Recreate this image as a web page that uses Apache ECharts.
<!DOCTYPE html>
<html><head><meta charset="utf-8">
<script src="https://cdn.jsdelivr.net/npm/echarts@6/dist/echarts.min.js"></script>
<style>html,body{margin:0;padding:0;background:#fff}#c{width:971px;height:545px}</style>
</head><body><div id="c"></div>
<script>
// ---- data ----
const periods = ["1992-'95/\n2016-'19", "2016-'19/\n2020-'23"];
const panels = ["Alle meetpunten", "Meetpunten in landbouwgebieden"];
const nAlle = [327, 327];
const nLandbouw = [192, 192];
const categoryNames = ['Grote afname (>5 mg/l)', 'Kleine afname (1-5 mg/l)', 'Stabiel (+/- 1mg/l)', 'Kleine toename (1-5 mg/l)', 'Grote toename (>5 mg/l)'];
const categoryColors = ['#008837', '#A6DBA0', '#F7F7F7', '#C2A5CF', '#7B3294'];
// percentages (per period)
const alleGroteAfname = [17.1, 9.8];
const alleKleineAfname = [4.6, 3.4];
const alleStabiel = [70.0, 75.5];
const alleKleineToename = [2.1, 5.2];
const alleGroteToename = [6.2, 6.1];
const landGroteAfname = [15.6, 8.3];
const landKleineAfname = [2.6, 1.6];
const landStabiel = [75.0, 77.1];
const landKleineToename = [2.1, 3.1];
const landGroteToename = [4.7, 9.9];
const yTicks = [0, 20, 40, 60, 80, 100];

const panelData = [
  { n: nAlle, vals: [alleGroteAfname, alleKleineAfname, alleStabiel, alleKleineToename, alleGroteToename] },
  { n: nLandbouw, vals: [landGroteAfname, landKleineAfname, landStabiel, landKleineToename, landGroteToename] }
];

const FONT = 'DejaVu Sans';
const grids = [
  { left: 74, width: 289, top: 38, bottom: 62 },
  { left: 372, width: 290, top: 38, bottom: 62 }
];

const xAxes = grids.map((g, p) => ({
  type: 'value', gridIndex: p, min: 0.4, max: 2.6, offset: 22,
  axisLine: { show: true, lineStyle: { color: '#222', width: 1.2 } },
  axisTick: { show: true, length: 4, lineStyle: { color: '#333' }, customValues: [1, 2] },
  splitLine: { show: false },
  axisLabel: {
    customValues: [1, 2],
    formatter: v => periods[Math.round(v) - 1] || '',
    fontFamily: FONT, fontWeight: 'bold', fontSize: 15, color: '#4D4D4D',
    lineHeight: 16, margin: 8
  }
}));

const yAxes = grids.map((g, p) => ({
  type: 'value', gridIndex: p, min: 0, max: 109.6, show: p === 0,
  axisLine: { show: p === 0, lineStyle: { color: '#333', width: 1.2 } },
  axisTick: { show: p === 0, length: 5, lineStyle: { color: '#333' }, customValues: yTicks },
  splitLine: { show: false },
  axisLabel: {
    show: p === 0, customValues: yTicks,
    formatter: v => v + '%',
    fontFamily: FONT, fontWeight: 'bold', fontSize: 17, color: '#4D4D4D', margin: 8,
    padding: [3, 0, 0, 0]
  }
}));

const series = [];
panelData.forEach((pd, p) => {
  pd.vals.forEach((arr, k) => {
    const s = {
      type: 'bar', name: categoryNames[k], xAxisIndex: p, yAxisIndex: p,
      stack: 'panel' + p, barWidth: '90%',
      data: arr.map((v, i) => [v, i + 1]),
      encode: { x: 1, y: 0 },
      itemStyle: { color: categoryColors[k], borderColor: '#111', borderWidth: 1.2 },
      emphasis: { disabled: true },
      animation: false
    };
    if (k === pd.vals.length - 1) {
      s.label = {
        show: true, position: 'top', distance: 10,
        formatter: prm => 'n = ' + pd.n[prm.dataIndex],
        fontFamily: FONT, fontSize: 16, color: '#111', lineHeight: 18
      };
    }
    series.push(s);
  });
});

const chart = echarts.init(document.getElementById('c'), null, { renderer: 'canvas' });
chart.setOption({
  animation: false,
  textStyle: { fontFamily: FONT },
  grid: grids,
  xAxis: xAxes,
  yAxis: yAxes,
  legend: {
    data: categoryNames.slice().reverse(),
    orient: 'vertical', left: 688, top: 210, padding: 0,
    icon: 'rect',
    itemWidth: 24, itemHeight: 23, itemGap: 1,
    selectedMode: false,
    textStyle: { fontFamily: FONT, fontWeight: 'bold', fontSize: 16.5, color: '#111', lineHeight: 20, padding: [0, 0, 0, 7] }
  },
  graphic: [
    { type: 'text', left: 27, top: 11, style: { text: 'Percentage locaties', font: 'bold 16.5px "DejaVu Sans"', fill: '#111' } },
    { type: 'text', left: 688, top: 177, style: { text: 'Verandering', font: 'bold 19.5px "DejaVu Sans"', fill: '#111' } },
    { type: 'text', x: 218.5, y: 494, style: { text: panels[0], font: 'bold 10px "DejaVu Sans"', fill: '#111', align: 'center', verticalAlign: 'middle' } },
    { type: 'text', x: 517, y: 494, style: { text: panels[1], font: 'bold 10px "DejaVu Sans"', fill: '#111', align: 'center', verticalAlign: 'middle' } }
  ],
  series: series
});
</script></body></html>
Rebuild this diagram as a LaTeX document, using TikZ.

===

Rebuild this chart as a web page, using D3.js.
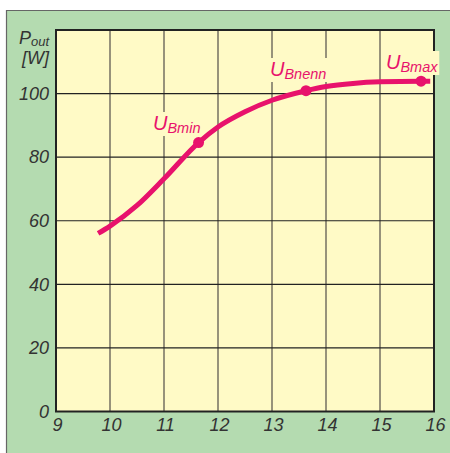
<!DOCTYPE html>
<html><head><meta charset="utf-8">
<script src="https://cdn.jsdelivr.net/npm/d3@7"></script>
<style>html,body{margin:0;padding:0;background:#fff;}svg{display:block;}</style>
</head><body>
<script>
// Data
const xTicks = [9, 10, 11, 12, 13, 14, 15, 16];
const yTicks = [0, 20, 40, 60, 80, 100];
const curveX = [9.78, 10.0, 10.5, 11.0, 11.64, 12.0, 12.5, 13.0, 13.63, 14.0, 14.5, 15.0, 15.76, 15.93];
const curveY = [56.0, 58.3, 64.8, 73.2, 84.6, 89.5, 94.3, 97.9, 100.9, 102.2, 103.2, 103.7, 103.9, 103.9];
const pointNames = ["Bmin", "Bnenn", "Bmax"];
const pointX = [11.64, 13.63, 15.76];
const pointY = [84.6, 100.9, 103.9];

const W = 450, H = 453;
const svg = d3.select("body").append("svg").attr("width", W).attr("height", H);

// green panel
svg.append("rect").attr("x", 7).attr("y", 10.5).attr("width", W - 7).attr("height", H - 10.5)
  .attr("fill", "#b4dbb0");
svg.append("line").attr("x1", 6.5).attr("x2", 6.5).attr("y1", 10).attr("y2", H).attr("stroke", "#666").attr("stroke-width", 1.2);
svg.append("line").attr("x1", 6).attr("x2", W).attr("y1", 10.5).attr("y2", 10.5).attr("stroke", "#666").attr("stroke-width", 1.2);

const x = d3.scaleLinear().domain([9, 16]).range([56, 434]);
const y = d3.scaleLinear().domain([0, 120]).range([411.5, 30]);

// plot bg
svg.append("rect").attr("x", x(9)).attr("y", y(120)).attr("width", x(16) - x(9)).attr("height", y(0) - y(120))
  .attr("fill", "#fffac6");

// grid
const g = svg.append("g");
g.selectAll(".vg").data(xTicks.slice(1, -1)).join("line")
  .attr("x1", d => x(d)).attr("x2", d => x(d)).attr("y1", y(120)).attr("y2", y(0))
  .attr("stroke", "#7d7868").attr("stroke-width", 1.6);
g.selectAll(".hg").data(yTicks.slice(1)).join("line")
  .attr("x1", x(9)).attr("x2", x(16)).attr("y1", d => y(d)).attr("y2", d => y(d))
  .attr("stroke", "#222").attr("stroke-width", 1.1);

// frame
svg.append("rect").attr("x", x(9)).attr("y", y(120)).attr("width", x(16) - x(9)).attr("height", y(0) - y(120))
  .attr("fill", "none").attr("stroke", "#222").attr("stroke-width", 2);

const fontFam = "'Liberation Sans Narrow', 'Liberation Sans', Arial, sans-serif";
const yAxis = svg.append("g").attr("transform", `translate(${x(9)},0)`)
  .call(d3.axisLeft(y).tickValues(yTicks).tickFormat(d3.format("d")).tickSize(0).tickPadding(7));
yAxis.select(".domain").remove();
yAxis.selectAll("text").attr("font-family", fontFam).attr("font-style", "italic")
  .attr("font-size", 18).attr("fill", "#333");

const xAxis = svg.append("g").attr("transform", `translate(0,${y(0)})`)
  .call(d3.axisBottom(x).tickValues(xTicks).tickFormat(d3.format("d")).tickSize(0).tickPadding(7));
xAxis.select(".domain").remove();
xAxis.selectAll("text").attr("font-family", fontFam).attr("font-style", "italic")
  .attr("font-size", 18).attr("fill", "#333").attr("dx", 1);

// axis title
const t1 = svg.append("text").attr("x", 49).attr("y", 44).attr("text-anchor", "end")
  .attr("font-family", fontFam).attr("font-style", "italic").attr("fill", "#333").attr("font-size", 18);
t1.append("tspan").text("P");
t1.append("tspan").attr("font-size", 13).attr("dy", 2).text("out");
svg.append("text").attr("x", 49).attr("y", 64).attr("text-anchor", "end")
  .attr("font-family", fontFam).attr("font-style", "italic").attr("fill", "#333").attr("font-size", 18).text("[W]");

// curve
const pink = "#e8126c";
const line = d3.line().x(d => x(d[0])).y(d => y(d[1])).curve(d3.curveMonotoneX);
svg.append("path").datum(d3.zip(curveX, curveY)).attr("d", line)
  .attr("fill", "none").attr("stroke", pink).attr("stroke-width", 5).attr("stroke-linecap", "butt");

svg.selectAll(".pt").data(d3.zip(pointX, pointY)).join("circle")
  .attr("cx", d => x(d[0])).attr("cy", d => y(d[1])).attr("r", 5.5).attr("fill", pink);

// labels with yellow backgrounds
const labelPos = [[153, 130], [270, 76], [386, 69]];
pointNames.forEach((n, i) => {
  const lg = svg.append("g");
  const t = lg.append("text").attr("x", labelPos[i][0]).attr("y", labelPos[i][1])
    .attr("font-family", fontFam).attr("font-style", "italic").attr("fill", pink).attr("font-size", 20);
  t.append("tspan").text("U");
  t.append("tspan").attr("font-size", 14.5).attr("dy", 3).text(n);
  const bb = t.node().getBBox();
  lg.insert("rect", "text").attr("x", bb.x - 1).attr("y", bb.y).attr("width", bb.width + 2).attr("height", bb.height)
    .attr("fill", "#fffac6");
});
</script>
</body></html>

===

WORK INSTRUCTIONS: Copy exactly the stretch of lines from the one containing "Rebuild this chart" through the one containing "const y = d3.scaleLinear().domain([0, 120]).range([411.5, 30]);", both included. Leave out any pictures.

ANSWER FOR THE TASK:
Rebuild this chart as a web page, using D3.js.
<!DOCTYPE html>
<html><head><meta charset="utf-8">
<script src="https://cdn.jsdelivr.net/npm/d3@7"></script>
<style>html,body{margin:0;padding:0;background:#fff;}svg{display:block;}</style>
</head><body>
<script>
// Data
const xTicks = [9, 10, 11, 12, 13, 14, 15, 16];
const yTicks = [0, 20, 40, 60, 80, 100];
const curveX = [9.78, 10.0, 10.5, 11.0, 11.64, 12.0, 12.5, 13.0, 13.63, 14.0, 14.5, 15.0, 15.76, 15.93];
const curveY = [56.0, 58.3, 64.8, 73.2, 84.6, 89.5, 94.3, 97.9, 100.9, 102.2, 103.2, 103.7, 103.9, 103.9];
const pointNames = ["Bmin", "Bnenn", "Bmax"];
const pointX = [11.64, 13.63, 15.76];
const pointY = [84.6, 100.9, 103.9];

const W = 450, H = 453;
const svg = d3.select("body").append("svg").attr("width", W).attr("height", H);

// green panel
svg.append("rect").attr("x", 7).attr("y", 10.5).attr("width", W - 7).attr("height", H - 10.5)
  .attr("fill", "#b4dbb0");
svg.append("line").attr("x1", 6.5).attr("x2", 6.5).attr("y1", 10).attr("y2", H).attr("stroke", "#666").attr("stroke-width", 1.2);
svg.append("line").attr("x1", 6).attr("x2", W).attr("y1", 10.5).attr("y2", 10.5).attr("stroke", "#666").attr("stroke-width", 1.2);

const x = d3.scaleLinear().domain([9, 16]).range([56, 434]);
const y = d3.scaleLinear().domain([0, 120]).range([411.5, 30]);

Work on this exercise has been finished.